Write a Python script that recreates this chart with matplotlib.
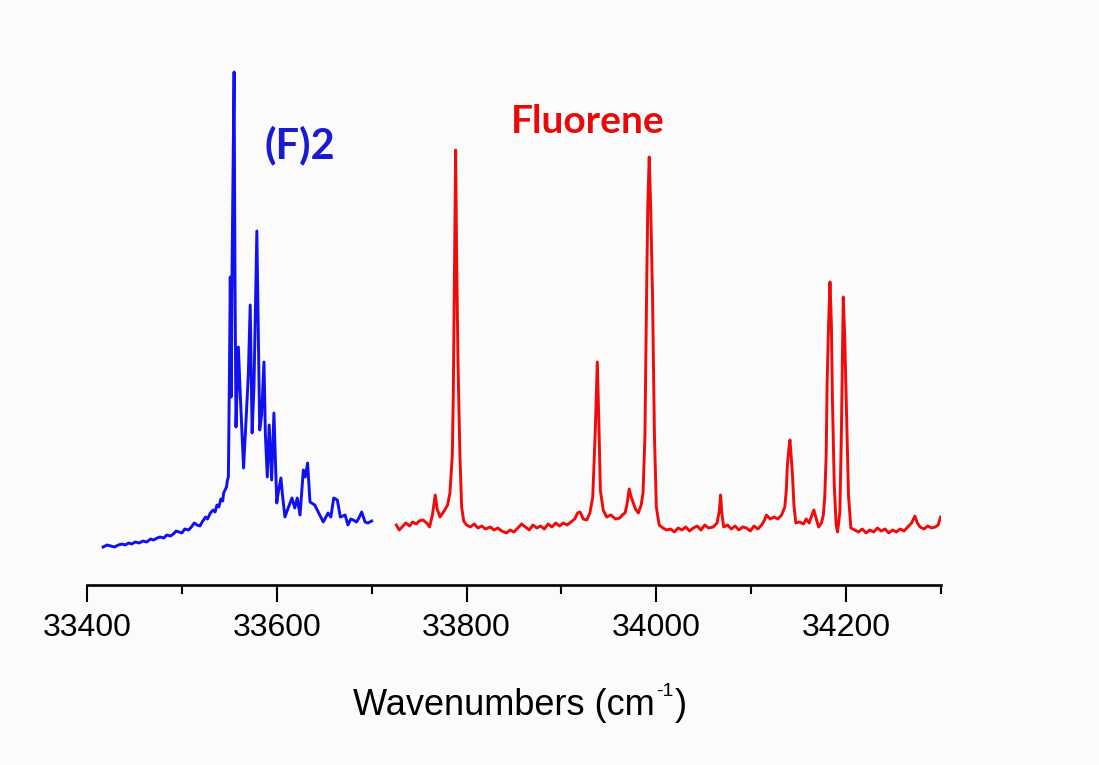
import matplotlib
matplotlib.use("Agg")
import matplotlib.pyplot as plt
from matplotlib.ticker import MultipleLocator

# (F)2 dimer spectrum
dimer_x = [33417, 33421, 33425, 33429, 33433, 33437, 33440, 33444, 33447, 33451,
           33455, 33459, 33463, 33467, 33470, 33474, 33477, 33481, 33484, 33488,
           33491, 33494, 33497, 33500, 33503, 33507, 33510, 33513, 33516, 33519,
           33522, 33525, 33527, 33530, 33533, 33535, 33537, 33539, 33541, 33543,
           33544, 33546, 33547, 33548, 33549, 33550, 33551, 33552, 33553, 33555,
           33556, 33557, 33559.5, 33562, 33565, 33568, 33570, 33572, 33574, 33576,
           33579, 33582, 33584, 33586.5, 33588, 33590, 33592, 33594.6, 33597, 33600,
           33602, 33604.4, 33606, 33608.6, 33612, 33616, 33619, 33621.6, 33624.5, 33628,
           33630, 33632.5, 33635, 33640, 33643.7, 33649, 33654, 33657, 33660, 33663.8,
           33667, 33672, 33675, 33678, 33680.6, 33684, 33686, 33689.5, 33693, 33696,
           33698, 33700]
dimer_y = [38, 40, 39, 38, 40, 41, 40, 42, 41, 43,
           42, 44, 43, 46, 45, 47, 48, 47, 50, 49,
           51, 54, 53, 52, 56, 55, 58, 62, 60, 59,
           64, 68, 66, 72, 75, 73, 80, 78, 86, 84,
           92, 96, 98, 105, 108, 200, 308, 188, 330, 513,
           300, 158, 238, 180, 117, 172, 210, 280, 152, 200,
           354, 155, 170, 223, 150, 108, 160, 105, 172, 82,
           95, 107, 90, 68, 77, 87, 77, 87, 70, 115,
           108, 122, 83, 80, 73, 63, 72, 68, 87, 85,
           68, 70, 60, 66, 65, 63, 66, 73, 63, 62,
           63, 64]

# Fluorene monomer spectrum
mono_x = [33726, 33729, 33732, 33736, 33740, 33743, 33747, 33750, 33754, 33758,
          33761, 33764, 33767, 33769, 33772, 33775, 33777, 33780, 33782.5, 33785,
          33786, 33787.5, 33788.5, 33789.5, 33791, 33793, 33794.8, 33797, 33800, 33804,
          33808, 33812, 33816, 33820, 33825, 33829, 33833, 33837, 33842, 33846,
          33850, 33854, 33858, 33862, 33866, 33870, 33874, 33878, 33882, 33886,
          33890, 33894, 33898, 33902, 33906, 33910, 33914, 33917, 33919.5, 33923,
          33926.6, 33930, 33933, 33935.5, 33937.8, 33939.5, 33941, 33944, 33947.6, 33952,
          33957, 33961.6, 33964, 33967, 33969, 33971.4, 33973.5, 33975.7, 33978, 33981,
          33984, 33986, 33988, 33989.7, 33991, 33992.5, 33994, 33996, 33998, 34000,
          34003, 34007, 34011, 34015, 34019, 34023, 34027, 34031, 34035, 34039,
          34043, 34047, 34051, 34055, 34060, 34064, 34066.5, 34067.7, 34069, 34071,
          34075, 34079, 34083, 34087, 34091, 34095, 34099, 34103, 34107, 34111,
          34114, 34116, 34120, 34124, 34128, 34132, 34135.4, 34137, 34138, 34139.5,
          34140.8, 34142, 34143.6, 34145, 34147, 34151, 34155, 34158, 34161, 34164,
          34166, 34168, 34171, 34174, 34176, 34177.5, 34179, 34180, 34181.5, 34183,
          34184.5, 34185.6, 34187.5, 34189.5, 34191, 34193.4, 34195, 34197, 34198.5, 34200.5,
          34202.5, 34205, 34209, 34213, 34217, 34221, 34225, 34229, 34233, 34237,
          34241, 34245, 34249, 34253, 34257, 34261, 34265, 34269, 34272.5, 34275,
          34278, 34282, 34286, 34290, 34294, 34297, 34299.5]
mono_y = [60, 55, 58, 62, 59, 63, 61, 64, 65, 62,
          58, 70, 90, 76, 68, 72, 75, 80, 92, 130,
          188, 330, 435, 330, 222, 130, 78, 64, 60, 58,
          61, 57, 59, 56, 58, 55, 57, 54, 52, 55,
          53, 57, 61, 58, 55, 60, 57, 59, 56, 61,
          58, 62, 59, 62, 60, 63, 66, 72, 73, 66,
          65, 72, 88, 150, 223, 160, 95, 75, 68, 70,
          66, 67, 70, 72, 80, 96, 88, 82, 76, 72,
          80, 92, 150, 288, 380, 428, 380, 288, 150, 78,
          60, 57, 55, 56, 53, 57, 55, 58, 54, 57,
          59, 55, 60, 57, 58, 62, 75, 90, 72, 58,
          60, 56, 59, 55, 58, 57, 54, 59, 56, 60,
          65, 70, 66, 68, 66, 70, 78, 95, 118, 135,
          145, 130, 108, 80, 62, 63, 61, 66, 62, 70,
          75, 68, 58, 62, 70, 88, 130, 202, 260, 303,
          260, 185, 100, 60, 53, 73, 150, 288, 250, 168,
          90, 57, 55, 53, 56, 52, 55, 53, 57, 54,
          56, 52, 55, 53, 56, 54, 58, 62, 69, 62,
          58, 56, 59, 57, 58, 60, 68]

tick_values = [33400, 33600, 33800, 34000, 34200]
x_range = (33400, 34300)

fig = plt.figure(figsize=(10.99, 7.65), dpi=100)
fig.patch.set_facecolor('#fbfbfb')
ax = fig.add_axes([87 / 1099, 180 / 765, 854 / 1099, 525 / 765])
ax.set_facecolor('none')

ax.plot(dimer_x, dimer_y, color='#1010f0', lw=2.1)
ax.plot(mono_x, mono_y, color='#f00a0a', lw=2.1)

ax.set_xlim(*x_range)
ax.set_ylim(0, 525)

for side in ['top', 'right', 'left']:
    ax.spines[side].set_visible(False)
ax.spines['bottom'].set_linewidth(1.9)
ax.set_yticks([])

ax.set_xticks(tick_values)
ax.xaxis.set_minor_locator(MultipleLocator(100))
ax.tick_params(axis='x', which='major', length=12.5, width=1.5, pad=8,
               labelsize=23, direction='out')
ax.tick_params(axis='x', which='minor', length=6.5, width=1.5, direction='out')
for lab in ax.get_xticklabels():
    lab.set_family('Liberation Sans')

# axis title in pieces so the superscript keeps a plain hyphen
renderer = fig.canvas.get_renderer()
base_y = 50 / 765
main = fig.text(0, base_y, 'Wavenumbers (cm', fontsize=26, family='Liberation Sans',
                va='baseline')
sup = fig.text(0, base_y + 19 / 765, '-1', fontsize=14, family='Liberation Sans',
               va='baseline')
close = fig.text(0, base_y, ')', fontsize=26, family='Liberation Sans', va='baseline')
w_main = main.get_window_extent(renderer).width
w_sup = sup.get_window_extent(renderer).width
w_close = close.get_window_extent(renderer).width
start = 520 - (w_main + w_sup + w_close + 2) / 2
main.set_x(start / 1099)
sup.set_x((start + w_main + 1) / 1099)
close.set_x((start + w_main + w_sup + 2) / 1099)

fig.text(300 / 1099, (765 - 158) / 765, '(F)2', ha='center', va='baseline',
         fontsize=30, fontweight='bold', color='#1a1ad2', family=['Lato', 'DejaVu Sans'])
fig.text(588 / 1099, (765 - 133) / 765, 'Fluorene', ha='center', va='baseline',
         fontsize=28, fontweight='bold', color='#e80a0a', family=['Lato', 'DejaVu Sans'])

fig.savefig('out.png', dpi=100, facecolor=fig.get_facecolor())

*-*-*

* [What this task involves]
Please transcribe the material above exactly as written. Leave the pictures out.

* [Exercise output]
Write a Python script that recreates this chart with matplotlib.
import matplotlib
matplotlib.use("Agg")
import matplotlib.pyplot as plt
from matplotlib.ticker import MultipleLocator

# (F)2 dimer spectrum
dimer_x = [33417, 33421, 33425, 33429, 33433, 33437, 33440, 33444, 33447, 33451,
           33455, 33459, 33463, 33467, 33470, 33474, 33477, 33481, 33484, 33488,
           33491, 33494, 33497, 33500, 33503, 33507, 33510, 33513, 33516, 33519,
           33522, 33525, 33527, 33530, 33533, 33535, 33537, 33539, 33541, 33543,
           33544, 33546, 33547, 33548, 33549, 33550, 33551, 33552, 33553, 33555,
           33556, 33557, 33559.5, 33562, 33565, 33568, 33570, 33572, 33574, 33576,
           33579, 33582, 33584, 33586.5, 33588, 33590, 33592, 33594.6, 33597, 33600,
           33602, 33604.4, 33606, 33608.6, 33612, 33616, 33619, 33621.6, 33624.5, 33628,
           33630, 33632.5, 33635, 33640, 33643.7, 33649, 33654, 33657, 33660, 33663.8,
           33667, 33672, 33675, 33678, 33680.6, 33684, 33686, 33689.5, 33693, 33696,
           33698, 33700]
dimer_y = [38, 40, 39, 38, 40, 41, 40, 42, 41, 43,
           42, 44, 43, 46, 45, 47, 48, 47, 50, 49,
           51, 54, 53, 52, 56, 55, 58, 62, 60, 59,
           64, 68, 66, 72, 75, 73, 80, 78, 86, 84,
           92, 96, 98, 105, 108, 200, 308, 188, 330, 513,
           300, 158, 238, 180, 117, 172, 210, 280, 152, 200,
           354, 155, 170, 223, 150, 108, 160, 105, 172, 82,
           95, 107, 90, 68, 77, 87, 77, 87, 70, 115,
           108, 122, 83, 80, 73, 63, 72, 68, 87, 85,
           68, 70, 60, 66, 65, 63, 66, 73, 63, 62,
           63, 64]

# Fluorene monomer spectrum
mono_x = [33726, 33729, 33732, 33736, 33740, 33743, 33747, 33750, 33754, 33758,
          33761, 33764, 33767, 33769, 33772, 33775, 33777, 33780, 33782.5, 33785,
          33786, 33787.5, 33788.5, 33789.5, 33791, 33793, 33794.8, 33797, 33800, 33804,
          33808, 33812, 33816, 33820, 33825, 33829, 33833, 33837, 33842, 33846,
          33850, 33854, 33858, 33862, 33866, 33870, 33874, 33878, 33882, 33886,
          33890, 33894, 33898, 33902, 33906, 33910, 33914, 33917, 33919.5, 33923,
          33926.6, 33930, 33933, 33935.5, 33937.8, 33939.5, 33941, 33944, 33947.6, 33952,
          33957, 33961.6, 33964, 33967, 33969, 33971.4, 33973.5, 33975.7, 33978, 33981,
          33984, 33986, 33988, 33989.7, 33991, 33992.5, 33994, 33996, 33998, 34000,
          34003, 34007, 34011, 34015, 34019, 34023, 34027, 34031, 34035, 34039,
          34043, 34047, 34051, 34055, 34060, 34064, 34066.5, 34067.7, 34069, 34071,
          34075, 34079, 34083, 34087, 34091, 34095, 34099, 34103, 34107, 34111,
          34114, 34116, 34120, 34124, 34128, 34132, 34135.4, 34137, 34138, 34139.5,
          34140.8, 34142, 34143.6, 34145, 34147, 34151, 34155, 34158, 34161, 34164,
          34166, 34168, 34171, 34174, 34176, 34177.5, 34179, 34180, 34181.5, 34183,
          34184.5, 34185.6, 34187.5, 34189.5, 34191, 34193.4, 34195, 34197, 34198.5, 34200.5,
          34202.5, 34205, 34209, 34213, 34217, 34221, 34225, 34229, 34233, 34237,
          34241, 34245, 34249, 34253, 34257, 34261, 34265, 34269, 34272.5, 34275,
          34278, 34282, 34286, 34290, 34294, 34297, 34299.5]
mono_y = [60, 55, 58, 62, 59, 63, 61, 64, 65, 62,
          58, 70, 90, 76, 68, 72, 75, 80, 92, 130,
          188, 330, 435, 330, 222, 130, 78, 64, 60, 58,
          61, 57, 59, 56, 58, 55, 57, 54, 52, 55,
          53, 57, 61, 58, 55, 60, 57, 59, 56, 61,
          58, 62, 59, 62, 60, 63, 66, 72, 73, 66,
          65, 72, 88, 150, 223, 160, 95, 75, 68, 70,
          66, 67, 70, 72, 80, 96, 88, 82, 76, 72,
          80, 92, 150, 288, 380, 428, 380, 288, 150, 78,
          60, 57, 55, 56, 53, 57, 55, 58, 54, 57,
          59, 55, 60, 57, 58, 62, 75, 90, 72, 58,
          60, 56, 59, 55, 58, 57, 54, 59, 56, 60,
          65, 70, 66, 68, 66, 70, 78, 95, 118, 135,
          145, 130, 108, 80, 62, 63, 61, 66, 62, 70,
          75, 68, 58, 62, 70, 88, 130, 202, 260, 303,
          260, 185, 100, 60, 53, 73, 150, 288, 250, 168,
          90, 57, 55, 53, 56, 52, 55, 53, 57, 54,
          56, 52, 55, 53, 56, 54, 58, 62, 69, 62,
          58, 56, 59, 57, 58, 60, 68]

tick_values = [33400, 33600, 33800, 34000, 34200]
x_range = (33400, 34300)

fig = plt.figure(figsize=(10.99, 7.65), dpi=100)
fig.patch.set_facecolor('#fbfbfb')
ax = fig.add_axes([87 / 1099, 180 / 765, 854 / 1099, 525 / 765])
ax.set_facecolor('none')

ax.plot(dimer_x, dimer_y, color='#1010f0', lw=2.1)
ax.plot(mono_x, mono_y, color='#f00a0a', lw=2.1)

ax.set_xlim(*x_range)
ax.set_ylim(0, 525)

for side in ['top', 'right', 'left']:
    ax.spines[side].set_visible(False)
ax.spines['bottom'].set_linewidth(1.9)
ax.set_yticks([])

ax.set_xticks(tick_values)
ax.xaxis.set_minor_locator(MultipleLocator(100))
ax.tick_params(axis='x', which='major', length=12.5, width=1.5, pad=8,
               labelsize=23, direction='out')
ax.tick_params(axis='x', which='minor', length=6.5, width=1.5, direction='out')
for lab in ax.get_xticklabels():
    lab.set_family('Liberation Sans')

# axis title in pieces so the superscript keeps a plain hyphen
renderer = fig.canvas.get_renderer()
base_y = 50 / 765
main = fig.text(0, base_y, 'Wavenumbers (cm', fontsize=26, family='Liberation Sans',
                va='baseline')
sup = fig.text(0, base_y + 19 / 765, '-1', fontsize=14, family='Liberation Sans',
               va='baseline')
close = fig.text(0, base_y, ')', fontsize=26, family='Liberation Sans', va='baseline')
w_main = main.get_window_extent(renderer).width
w_sup = sup.get_window_extent(renderer).width
w_close = close.get_window_extent(renderer).width
start = 520 - (w_main + w_sup + w_close + 2) / 2
main.set_x(start / 1099)
sup.set_x((start + w_main + 1) / 1099)
close.set_x((start + w_main + w_sup + 2) / 1099)

fig.text(300 / 1099, (765 - 158) / 765, '(F)2', ha='center', va='baseline',
         fontsize=30, fontweight='bold', color='#1a1ad2', family=['Lato', 'DejaVu Sans'])
fig.text(588 / 1099, (765 - 133) / 765, 'Fluorene', ha='center', va='baseline',
         fontsize=28, fontweight='bold', color='#e80a0a', family=['Lato', 'DejaVu Sans'])

fig.savefig('out.png', dpi=100, facecolor=fig.get_facecolor())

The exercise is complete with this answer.